Many people outside the investing community (and some within) often express their displeasure and confusion of the valuation of certain companies. “How can X company be worth Y dollars?” is the typical message expressed.
It is often difficult to surmise why certain companies carry such high valuations. I think many in the investing community at times shake their head when they see certain stocks having astronomical price increases. Stock prices are ultimately controlled by human judgment. As you and I know, our judgment can be flawed.
With flawed thinking and mis-priced stocks, what comfort can the inexperienced investor take with him/her? First, I would contend that in time the mis-pricing of assets corrects itself. Human judgment if flawed, but that does not mean our judgment is doomed to successive failure. Eventually, things do work themselves out and prices come back down to a more appropriate level (Historical: Tulip bubble. Recent: Dot-Com & Housing bubbles).
Secondly, a good strategy to avoid the chaos of speculative bubbles is to focus on stocks that pay a regular dividend and have demonstrated a commitment to growing the dividend distribution. According to Marc Lichtenfeld of The Oxford Club and Editor of The Activity Trader, if you are to look at historical market returns based on reinvested dividends into the market you would find:
- From 2000 to 2010, reinvested dividends were responsible for 87% of the S&P 500′s total return.

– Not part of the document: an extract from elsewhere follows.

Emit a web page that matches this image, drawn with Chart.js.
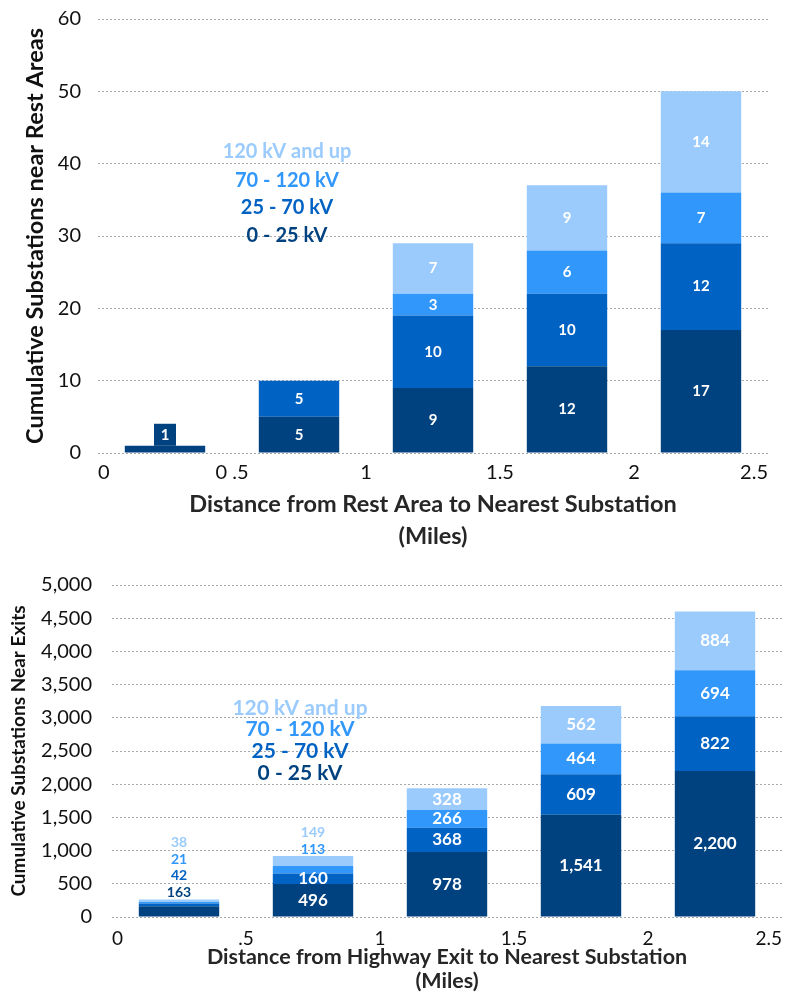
<!DOCTYPE html>
<html>
<head>
<meta charset="utf-8">
<script src="https://cdn.jsdelivr.net/npm/chart.js@4.4.1/dist/chart.umd.min.js"></script>
<style>
  body { margin: 0; background: #fff; }
  canvas { position: absolute; left: 0; }
  #restChart { top: 0; }
  #exitChart { top: 560px; }
</style>
</head>
<body>
<canvas id="restChart" width="786" height="556"></canvas>
<canvas id="exitChart" width="786" height="436"></canvas>
<script>
// series shared by both charts
const seriesNames = ['0 - 25 kV', '25 - 70 kV', '70 - 120 kV', '120 kV and up'];
const seriesColors = ['#00427F', '#0062C2', '#3197FA', '#9BCBFC'];

// rest areas
const restCategories = ['0 - 0.5', '0.5 - 1', '1 - 1.5', '1.5 - 2', '2 - 2.5'];
const rest0to25 = [1, 5, 9, 12, 17];
const rest25to70 = [0, 5, 10, 10, 12];
const rest70to120 = [0, 0, 3, 6, 7];
const rest120up = [0, 0, 7, 9, 14];
const restXTicks = ['0', '0 .5', '1', '1.5', '2', '2.5'];

// highway exits
const exitCategories = ['0 - .5', '.5 - 1', '1 - 1.5', '1.5 - 2', '2 - 2.5'];
const exit0to25 = [163, 496, 978, 1541, 2200];
const exit25to70 = [42, 160, 368, 609, 822];
const exit70to120 = [21, 113, 266, 464, 694];
const exit120up = [38, 149, 328, 562, 884];
const exitXTicks = ['0', '.5', '1', '1.5', '2', '2.5'];

const FONT = 'Lato, "Open Sans", sans-serif';

// value labels inside the segments, small ones stacked above the bar
const segmentLabels = {
    id: 'segmentLabels',
    afterDatasetsDraw(chart, args, o) {
        const ctx = chart.ctx;
        const sets = chart.data.datasets;
        ctx.save();
        ctx.textAlign = 'center';
        ctx.textBaseline = 'middle';
        chart.data.labels.forEach((lab, i) => {
            const nOut = o.outside[i] || 0;
            let top = null;
            sets.forEach((ds, d) => {
                const el = chart.getDatasetMeta(d).data[i];
                if (ds.data[i]) top = top === null ? el.y : Math.min(top, el.y);
            });
            let k = 0;
            sets.forEach((ds, d) => {
                const v = ds.data[i];
                if (!v) return;
                const el = chart.getDatasetMeta(d).data[i];
                const txt = v.toLocaleString('en-US');
                if (d >= sets.length - nOut) {
                    ctx.font = o.outFont;
                    if (o.boxed) {
                        ctx.fillStyle = ds.backgroundColor;
                        ctx.fillRect(el.x - o.boxSize / 2, top - o.boxSize, o.boxSize, o.boxSize);
                        ctx.fillStyle = '#fff';
                        ctx.fillText(txt, el.x, top - o.boxSize / 2);
                    } else {
                        ctx.fillStyle = ds.backgroundColor;
                        ctx.fillText(txt, el.x, top - o.outGap - k * o.outStep);
                    }
                    k++;
                } else {
                    ctx.font = o.inFont;
                    ctx.fillStyle = '#fff';
                    ctx.fillText(txt, el.x, (el.y + el.base) / 2);
                }
            });
        });
        ctx.restore();
    }
};

// legend written as a text column, top series first
const stackLegend = {
    id: 'stackLegend',
    afterDraw(chart, args, o) {
        const ctx = chart.ctx;
        const sets = chart.data.datasets;
        ctx.save();
        ctx.font = o.font;
        ctx.textAlign = 'center';
        ctx.textBaseline = 'middle';
        for (let d = sets.length - 1, row = 0; d >= 0; d--, row++) {
            ctx.fillStyle = sets[d].backgroundColor;
            ctx.fillText(sets[d].label, o.x, o.ys[row]);
        }
        ctx.restore();
    }
};

function makeChart(id, s) {
    const datasets = s.series.map((data, d) => ({
        label: seriesNames[d],
        data: data,
        backgroundColor: seriesColors[d],
        borderWidth: 0,
        barPercentage: 0.6,
        categoryPercentage: 1
    }));
    return new Chart(document.getElementById(id), {
        type: 'bar',
        data: { labels: s.categories, datasets: datasets },
        plugins: [segmentLabels, stackLegend],
        options: {
            responsive: false,
            animation: false,
            layout: { padding: s.padding },
            plugins: {
                legend: { display: false },
                tooltip: { enabled: false },
                segmentLabels: s.labels,
                stackLegend: s.legend
            },
            scales: {
                x: { display: false, stacked: true },
                x2: {
                    type: 'linear',
                    position: 'bottom',
                    offset: false,
                    min: 0,
                    max: 2.5,
                    grid: { display: false, offset: false },
                    border: { display: false },
                    ticks: {
                        stepSize: 0.5,
                        autoSkip: false,
                        maxRotation: 0,
                        align: 'inner',
                        padding: s.xTickPad,
                        color: '#111',
                        font: { family: FONT, size: s.xTickSize },
                        callback: (v, i) => s.xTicks[i]
                    },
                    title: {
                        display: true,
                        text: s.xTitle,
                        color: '#262626',
                        font: { family: FONT, size: s.xTitleSize, weight: 'bold', lineHeight: s.xTitleLH },
                        padding: { top: 0, bottom: s.xTitlePad }
                    },
                    afterFit(scale) {
                        scale.height = s.xHeight;
                        scale.paddingLeft = 0;
                        scale.paddingRight = 0;
                    }
                },
                y: {
                    stacked: true,
                    min: 0,
                    max: s.yMax,
                    border: { display: false, dash: [2, 2] },
                    grid: { color: '#a8a8a8', lineWidth: 1, drawTicks: false },
                    ticks: {
                        stepSize: s.yStep,
                        padding: s.yTickPad,
                        color: '#111',
                        font: { family: FONT, size: s.yTickSize },
                        callback: v => v.toLocaleString('en-US')
                    },
                    title: {
                        display: true,
                        text: s.yTitle,
                        color: '#111',
                        font: { family: FONT, size: s.yTitleSize, weight: 'bold' },
                        padding: { top: s.yTitlePad, bottom: 0 }
                    },
                    afterFit(scale) {
                        scale.width = s.yWidth;
                        scale.paddingTop = 0;
                        scale.paddingBottom = 0;
                    }
                }
            }
        }
    });
}

makeChart('restChart', {
    categories: restCategories,
    series: [rest0to25, rest25to70, rest70to120, rest120up],
    xTicks: restXTicks,
    padding: { top: 19, right: 18, left: 0, bottom: 0 },
    yMax: 60, yStep: 10,
    yWidth: 98, yTickPad: 17, yTickSize: 20,
    yTitle: 'Cumulative Substations near Rest Areas', yTitleSize: 23.5, yTitlePad: 21,
    xHeight: 103, xTickPad: 0, xTickSize: 20,
    xTitle: ['Distance from Rest Area to Nearest Substation', '(Miles)'],
    xTitleSize: 23.5, xTitleLH: 1.34, xTitlePad: 4,
    labels: { outside: [4], boxed: true, boxSize: 22, outFont: 'bold 15px ' + FONT, inFont: 'bold 15px ' + FONT },
    legend: { x: 287, ys: [152, 181, 208, 236], font: 'bold 20px ' + FONT }
});

makeChart('exitChart', {
    categories: exitCategories,
    series: [exit0to25, exit25to70, exit70to120, exit120up],
    xTicks: exitXTicks,
    padding: { top: 25, right: 4, left: 0, bottom: 0 },
    yMax: 5000, yStep: 500,
    yWidth: 112, yTickPad: 20, yTickSize: 20,
    yTitle: 'Cumulative Substations Near Exits', yTitleSize: 19, yTitlePad: 7,
    xHeight: 79, xTickPad: 2, xTickSize: 19,
    xTitle: ['Distance from Highway Exit to Nearest Substation', '(Miles)'],
    xTitleSize: 21.5, xTitleLH: 1.12, xTitlePad: 3,
    labels: { outside: [4, 2], boxed: false, outGap: 7, outStep: 16.5, outFont: 'bold 14px ' + FONT, inFont: 'bold 17px ' + FONT },
    legend: { x: 300, ys: [148, 169, 191, 213], font: 'bold 21px ' + FONT }
});
</script>
</body>
</html>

- From 1990 to 2010, reinvested dividends were responsible for 43% of the S&P 500′s total return.
- From 1871 to 2003, reinvested dividends were responsible for 97% of the stock market’s total returns.
The point to take away from this piece is that if you are looking for certainty in your stock market investments, you should be looking at companies (and funds) that are paying a dividend. Such companies are typically value oriented, as opposed to growth oriented. Growth stocks are usually the ones that are more prone to speculation.
In addition to looking at historical dividend payments, noticing their regularity, and distribution increases, I would look at the dividend payout ratio of a company. This is the annual dividend distribution per share divided by the annual earnings per share. The dividend payout ratio will give you a sense if the dividend yield you see associated with a stock is sustainable.
It’s worthwhile to note that the dividend payout ratio is a historical figure, which means you should also be aware of any foreseeable future events that may impact the company’s ability to pay its dividend. Don’t lose sight of the future while investigating the past.